There is a fine metal plaque in Exchange Arcade, Cheapside, on the site of Kirke White’s birthplace. Originally a Holbrook plaque was erected on the actual dwelling but, when that was demolished prior to the erection of the Council House, another was put up on the wall of 17 High Pavement where White later lived. Now that plaque has also disappeared. On the colonnade at the Castle is a bronze bust of Henry, also donated by William S Holbrook. It was designed by Oliver Sheppard who included an allegorical figure of Genius on the pedestal.

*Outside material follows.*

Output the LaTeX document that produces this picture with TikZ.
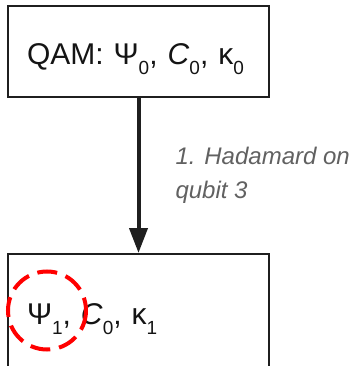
\documentclass[tikz,border=0pt]{standalone}
\usepackage{fontspec}
\setmainfont{Liberation Sans}
\usetikzlibrary{calc,positioning,arrows.meta}
\newcommand{\lowsub}[1]{\raisebox{-10pt}{\fontsize{19}{19}\selectfont #1}}
\newcommand{\statefont}{\fontsize{30}{36}\selectfont\spaceskip=5.5pt plus 1pt\relax}

\tikzset{
  state/.style={draw=black!88, line width=2pt, rectangle, text width=223pt,
    align=left, inner xsep=19pt, inner ysep=0pt, text height=27pt, text depth=0pt,
    font=\statefont, text=black!92},
  gate/.style={draw=black!88, line width=4pt, -{Triangle[length=25pt,width=18pt]}},
  gatelabel/.style={font=\itshape\fontsize{24}{34}\selectfont, text=black!62,
    align=left, inner sep=0pt},
  hilite/.style={draw=red, line width=4pt, dash pattern=on 20pt off 9pt}
}

\begin{document}
\begin{tikzpicture}[x=1pt,y=-1pt]
  \useasboundingbox (0,0) rectangle (363,366);

  \node[state, minimum height=91pt] (qam) at (138.5,51.5)
    {QAM: Ψ\lowsub{0}, \textit{C}\lowsub{0}, κ\lowsub{0}};
  \node[state, minimum height=113pt, anchor=north] (nxt) at (138.5,253)
    {Ψ\lowsub{1}, \textit{C}\lowsub{0}, κ\lowsub{1}};

  \draw[gate] (qam) -- (nxt)
    node[gatelabel, midway, right=35pt] (hlabel) {1. Hadamard on\\qubit 3};

  % changed register
  \draw[hilite] ($(nxt.west)+(40,0)$) circle[radius=39];
\end{tikzpicture}
\end{document}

How talented was Henry Kirke White? Byron, Southey, Wordsworth and Browning all admired his poetry, but Blackner accused him of plagiarism, with some justification. At his centenary banquet in 1906, Professor F Granger of University College said that Kirke White and his contemporaries, Gilbert Wakefield, Richard Parkes Bonington and Marshall Hall, were the most eminent persons Nottingham had ever produced, thus making it a “centre of genius and learning”.
However, few people read White’s poetry now, although one of the ten hymns he wrote, ‘Oft in danger, oft in woe’, is well known and still sung. One has to remember that Henry Kirke White wrote most of his poems and hymns while he was still a teenager but, in the end, his reputation was possibly exaggerated by his romantic and tragic early death.